Nebî -sallallâhu aleyhi ve sellem- de ona dua etti. (Buhârî, Merdâ, 6; Müslim, Birr, 54)
Burada, sar’alı kadının şifa isteğine Allah Resûlü’nün iki şıklı cevap vermiş olması, bazılarına kapalı gelebilir. Efendimiz, kendisine müracaat eden kadına, hakkında en hayırlı olan şıkkı hatırlatmak sûretiyle kadını iki iyilikten birini tercihte serbest bırakmıştır. Bu, Hz. Peygamber’in, ashâbına duyduğu şefkat ve merhametin tabiî bir sonucudur.
Hz. Peygamber -sallallâhu aleyhi ve sellem- ayrıca akıl hastalarının dertleriyle de ilgilenmiş onlardan kendisine getirilen bir kısım kimselerin sadrına elini koymak suretiyle tedavi ettiği de olmuştur. (İbn-i Hacer, el-İsâbe, IV, 453)
Enes -radıyallâhu anh-’dan nakledildiğine göre aklî dengesi pek yerinde olmayan bir kadın bir gün Resûl-i Ekrem’e gelerek:
– Yâ Resûlallah! Seninle bitecek bir işim var, dedi.
O da:
“– Pekâlâ, nerede görüşmemizi istiyorsan görüşüp derdini halledelim” dedi.

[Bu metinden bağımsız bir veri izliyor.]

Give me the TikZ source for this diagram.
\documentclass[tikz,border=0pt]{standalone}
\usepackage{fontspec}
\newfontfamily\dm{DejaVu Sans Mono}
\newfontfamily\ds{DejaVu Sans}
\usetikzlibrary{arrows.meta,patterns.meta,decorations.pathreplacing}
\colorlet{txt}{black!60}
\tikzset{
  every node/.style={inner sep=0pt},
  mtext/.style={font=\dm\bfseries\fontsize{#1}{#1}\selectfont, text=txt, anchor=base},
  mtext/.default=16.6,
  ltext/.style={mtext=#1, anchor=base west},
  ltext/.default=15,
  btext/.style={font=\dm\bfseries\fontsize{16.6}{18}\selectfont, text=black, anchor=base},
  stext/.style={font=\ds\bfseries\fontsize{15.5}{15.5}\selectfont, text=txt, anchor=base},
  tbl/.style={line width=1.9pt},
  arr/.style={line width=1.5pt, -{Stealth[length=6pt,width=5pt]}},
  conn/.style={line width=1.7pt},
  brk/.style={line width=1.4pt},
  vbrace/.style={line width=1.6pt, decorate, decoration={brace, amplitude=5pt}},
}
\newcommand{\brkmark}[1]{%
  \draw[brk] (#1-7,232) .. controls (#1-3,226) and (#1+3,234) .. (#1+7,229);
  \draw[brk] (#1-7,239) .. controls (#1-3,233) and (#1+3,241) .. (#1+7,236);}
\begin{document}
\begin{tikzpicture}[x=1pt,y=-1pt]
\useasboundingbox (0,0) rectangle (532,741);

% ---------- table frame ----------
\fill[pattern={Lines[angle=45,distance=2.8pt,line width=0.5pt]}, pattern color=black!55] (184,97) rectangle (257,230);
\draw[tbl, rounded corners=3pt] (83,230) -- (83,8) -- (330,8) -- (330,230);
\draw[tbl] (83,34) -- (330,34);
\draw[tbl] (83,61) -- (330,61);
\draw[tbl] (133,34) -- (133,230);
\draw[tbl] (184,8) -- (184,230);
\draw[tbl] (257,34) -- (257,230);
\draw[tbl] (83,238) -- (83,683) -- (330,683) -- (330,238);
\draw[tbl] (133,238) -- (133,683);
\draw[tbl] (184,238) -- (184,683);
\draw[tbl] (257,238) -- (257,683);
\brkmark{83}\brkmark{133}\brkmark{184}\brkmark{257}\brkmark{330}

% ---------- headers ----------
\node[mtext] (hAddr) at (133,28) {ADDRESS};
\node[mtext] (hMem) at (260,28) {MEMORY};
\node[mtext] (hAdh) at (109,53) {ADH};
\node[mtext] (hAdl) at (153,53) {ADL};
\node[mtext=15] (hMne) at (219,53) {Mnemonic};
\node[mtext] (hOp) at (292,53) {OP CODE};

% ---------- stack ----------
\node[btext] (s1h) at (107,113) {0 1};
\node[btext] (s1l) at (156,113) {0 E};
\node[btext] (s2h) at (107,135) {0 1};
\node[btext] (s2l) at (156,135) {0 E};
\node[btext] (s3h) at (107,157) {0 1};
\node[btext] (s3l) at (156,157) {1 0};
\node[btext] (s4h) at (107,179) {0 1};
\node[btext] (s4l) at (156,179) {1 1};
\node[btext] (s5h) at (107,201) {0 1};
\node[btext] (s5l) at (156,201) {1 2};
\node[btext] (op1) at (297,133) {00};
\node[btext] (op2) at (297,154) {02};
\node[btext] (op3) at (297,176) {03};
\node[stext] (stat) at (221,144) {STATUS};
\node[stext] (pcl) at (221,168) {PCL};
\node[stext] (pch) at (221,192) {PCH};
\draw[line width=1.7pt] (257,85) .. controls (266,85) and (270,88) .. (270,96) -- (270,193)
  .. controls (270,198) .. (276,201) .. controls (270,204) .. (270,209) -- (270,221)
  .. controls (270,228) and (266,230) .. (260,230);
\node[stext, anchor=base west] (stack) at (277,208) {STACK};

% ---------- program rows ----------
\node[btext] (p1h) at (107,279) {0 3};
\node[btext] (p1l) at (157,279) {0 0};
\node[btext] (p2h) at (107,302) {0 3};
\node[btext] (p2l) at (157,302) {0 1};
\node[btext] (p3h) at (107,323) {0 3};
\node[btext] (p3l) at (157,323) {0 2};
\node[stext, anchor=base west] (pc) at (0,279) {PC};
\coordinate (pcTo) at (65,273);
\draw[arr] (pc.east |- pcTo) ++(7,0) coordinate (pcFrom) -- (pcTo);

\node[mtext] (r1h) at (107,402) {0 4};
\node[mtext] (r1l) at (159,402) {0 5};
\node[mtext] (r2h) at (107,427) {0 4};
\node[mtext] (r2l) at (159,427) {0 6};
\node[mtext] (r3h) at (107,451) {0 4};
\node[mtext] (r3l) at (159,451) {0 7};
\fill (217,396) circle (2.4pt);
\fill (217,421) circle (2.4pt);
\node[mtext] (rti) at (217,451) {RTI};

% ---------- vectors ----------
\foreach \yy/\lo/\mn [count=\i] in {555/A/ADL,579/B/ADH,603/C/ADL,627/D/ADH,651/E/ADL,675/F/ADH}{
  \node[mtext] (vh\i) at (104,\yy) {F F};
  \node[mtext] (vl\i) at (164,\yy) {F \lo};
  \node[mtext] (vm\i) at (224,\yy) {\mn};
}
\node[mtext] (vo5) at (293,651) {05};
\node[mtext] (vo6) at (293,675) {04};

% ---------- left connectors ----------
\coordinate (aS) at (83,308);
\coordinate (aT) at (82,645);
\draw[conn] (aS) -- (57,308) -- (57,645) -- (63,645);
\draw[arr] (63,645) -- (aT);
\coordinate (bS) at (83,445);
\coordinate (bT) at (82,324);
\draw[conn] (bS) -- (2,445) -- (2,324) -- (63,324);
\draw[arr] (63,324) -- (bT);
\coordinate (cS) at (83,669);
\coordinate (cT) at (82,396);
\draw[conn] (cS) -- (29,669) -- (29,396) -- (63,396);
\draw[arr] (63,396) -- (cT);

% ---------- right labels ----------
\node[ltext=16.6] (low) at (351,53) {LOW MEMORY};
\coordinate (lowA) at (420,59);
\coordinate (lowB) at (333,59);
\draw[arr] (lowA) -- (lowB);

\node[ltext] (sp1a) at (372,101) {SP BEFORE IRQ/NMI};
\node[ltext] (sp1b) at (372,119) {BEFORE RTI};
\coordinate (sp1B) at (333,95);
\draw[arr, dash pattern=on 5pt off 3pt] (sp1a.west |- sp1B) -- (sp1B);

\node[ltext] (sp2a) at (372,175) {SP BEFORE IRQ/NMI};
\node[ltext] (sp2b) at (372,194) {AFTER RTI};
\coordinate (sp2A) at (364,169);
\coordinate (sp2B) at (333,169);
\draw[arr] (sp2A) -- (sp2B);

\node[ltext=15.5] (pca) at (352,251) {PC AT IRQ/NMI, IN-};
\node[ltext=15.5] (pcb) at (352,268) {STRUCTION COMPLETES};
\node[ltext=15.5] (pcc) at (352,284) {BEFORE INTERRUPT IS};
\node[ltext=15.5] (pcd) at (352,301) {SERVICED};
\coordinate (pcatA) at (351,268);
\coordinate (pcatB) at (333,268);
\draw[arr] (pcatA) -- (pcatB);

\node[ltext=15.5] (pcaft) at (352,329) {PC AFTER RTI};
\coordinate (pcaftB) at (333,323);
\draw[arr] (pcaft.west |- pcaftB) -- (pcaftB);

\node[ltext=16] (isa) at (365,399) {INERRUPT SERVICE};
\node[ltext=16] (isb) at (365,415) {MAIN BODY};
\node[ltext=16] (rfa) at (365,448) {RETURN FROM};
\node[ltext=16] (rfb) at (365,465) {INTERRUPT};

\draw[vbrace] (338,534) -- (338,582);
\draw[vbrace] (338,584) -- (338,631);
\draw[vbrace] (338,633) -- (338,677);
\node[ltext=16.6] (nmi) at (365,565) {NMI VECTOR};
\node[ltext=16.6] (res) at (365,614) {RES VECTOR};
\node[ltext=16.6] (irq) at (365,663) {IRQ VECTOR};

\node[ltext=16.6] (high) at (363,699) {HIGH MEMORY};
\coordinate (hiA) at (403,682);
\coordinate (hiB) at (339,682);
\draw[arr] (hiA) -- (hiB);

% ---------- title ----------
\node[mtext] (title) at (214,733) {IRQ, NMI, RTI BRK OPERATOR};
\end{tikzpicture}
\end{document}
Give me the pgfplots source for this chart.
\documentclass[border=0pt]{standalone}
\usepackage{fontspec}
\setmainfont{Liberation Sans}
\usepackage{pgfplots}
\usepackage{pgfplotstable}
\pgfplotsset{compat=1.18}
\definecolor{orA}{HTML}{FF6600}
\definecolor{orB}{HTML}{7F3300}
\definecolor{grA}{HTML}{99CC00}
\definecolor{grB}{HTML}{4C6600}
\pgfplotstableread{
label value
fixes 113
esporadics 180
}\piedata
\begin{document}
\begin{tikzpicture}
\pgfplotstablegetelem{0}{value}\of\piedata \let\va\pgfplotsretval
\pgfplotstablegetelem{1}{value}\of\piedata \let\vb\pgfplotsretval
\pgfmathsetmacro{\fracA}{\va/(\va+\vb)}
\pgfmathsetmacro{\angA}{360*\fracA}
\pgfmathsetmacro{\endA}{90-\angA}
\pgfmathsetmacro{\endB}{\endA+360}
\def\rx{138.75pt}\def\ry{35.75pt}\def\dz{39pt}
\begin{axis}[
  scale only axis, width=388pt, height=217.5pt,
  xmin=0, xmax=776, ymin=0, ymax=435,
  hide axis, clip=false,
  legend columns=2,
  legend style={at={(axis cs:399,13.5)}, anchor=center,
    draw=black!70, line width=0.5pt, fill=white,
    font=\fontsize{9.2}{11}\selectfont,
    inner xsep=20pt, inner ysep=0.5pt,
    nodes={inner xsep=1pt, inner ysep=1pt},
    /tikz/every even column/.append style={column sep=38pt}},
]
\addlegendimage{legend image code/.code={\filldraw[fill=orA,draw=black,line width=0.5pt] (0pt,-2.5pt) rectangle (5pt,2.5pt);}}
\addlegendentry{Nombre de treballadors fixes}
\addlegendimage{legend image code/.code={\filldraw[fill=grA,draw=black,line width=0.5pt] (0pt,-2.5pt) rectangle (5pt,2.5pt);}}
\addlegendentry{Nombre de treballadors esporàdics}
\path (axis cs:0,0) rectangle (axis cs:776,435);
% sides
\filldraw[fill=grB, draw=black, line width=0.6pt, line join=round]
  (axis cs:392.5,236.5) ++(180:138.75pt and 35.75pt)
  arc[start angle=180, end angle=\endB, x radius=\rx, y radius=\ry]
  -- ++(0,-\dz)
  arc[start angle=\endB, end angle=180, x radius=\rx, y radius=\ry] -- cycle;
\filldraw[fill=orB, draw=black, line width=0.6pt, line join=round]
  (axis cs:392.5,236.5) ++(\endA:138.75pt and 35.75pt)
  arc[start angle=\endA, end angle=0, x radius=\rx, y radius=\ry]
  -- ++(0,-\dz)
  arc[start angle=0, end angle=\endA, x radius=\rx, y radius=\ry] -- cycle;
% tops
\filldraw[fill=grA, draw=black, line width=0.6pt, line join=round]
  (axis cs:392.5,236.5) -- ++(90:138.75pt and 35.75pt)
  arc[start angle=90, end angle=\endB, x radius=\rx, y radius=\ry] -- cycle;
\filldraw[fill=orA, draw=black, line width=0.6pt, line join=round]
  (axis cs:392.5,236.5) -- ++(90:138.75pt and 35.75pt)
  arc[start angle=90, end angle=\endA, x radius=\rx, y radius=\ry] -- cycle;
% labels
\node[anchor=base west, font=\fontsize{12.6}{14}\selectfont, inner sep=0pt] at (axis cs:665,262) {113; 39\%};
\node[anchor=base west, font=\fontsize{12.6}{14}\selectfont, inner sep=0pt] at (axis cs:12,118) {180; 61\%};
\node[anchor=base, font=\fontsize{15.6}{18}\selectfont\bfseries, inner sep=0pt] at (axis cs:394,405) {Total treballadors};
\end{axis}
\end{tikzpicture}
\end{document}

Kadınla yolun kenarına çekilip meselesini halledene kadar görüştüler. (Müslim, Fedâil 76; Ebû Dâvûd, Edeb 12)
Resûlullah -sallallâhu aleyhi ve sellem- akıl hastalarının dini yükümlülüklerden tamamen muaf tutulduğunu şu sözü ile ifade etmiştir:
“Üç kimseden kalem kaldırıldı: Büluğ çağına erinceye kadar çocuktan, uyanıncaya kadar uyuyandan ve şifa buluncaya kadar akıl hastasından.” (Tirmizî, Hudûd, 1)
Fahr-i Kâinat -sallallâhu aleyhi ve sellem- sağlam insanların özürlülerle davranışlarını düzenleyen ahlâkî prensipler de getirmiştir. Nitekim bir hadis-i şerifte görme özürlüye yol gösterme, sağıra ve dilsize laf anlatma sadaka olarak değerlendirilmiştir. (İbn-i Hanbel, V, 169)
Hâsılı Peygamberimiz özürlüleri, âtıl kalmaya mahkûm ve zavallı bir kitle olarak görmemiştir. Problemlerini çözmeye yönelik tavsiye ve uygulamalarda bulunmakla birlikte durumlarına göre engelli insanlara vazife vermiş, ayrıca onları dünya ve ahiret saadeti bahşeden müjdeli haberlerle de teselli etmiştir.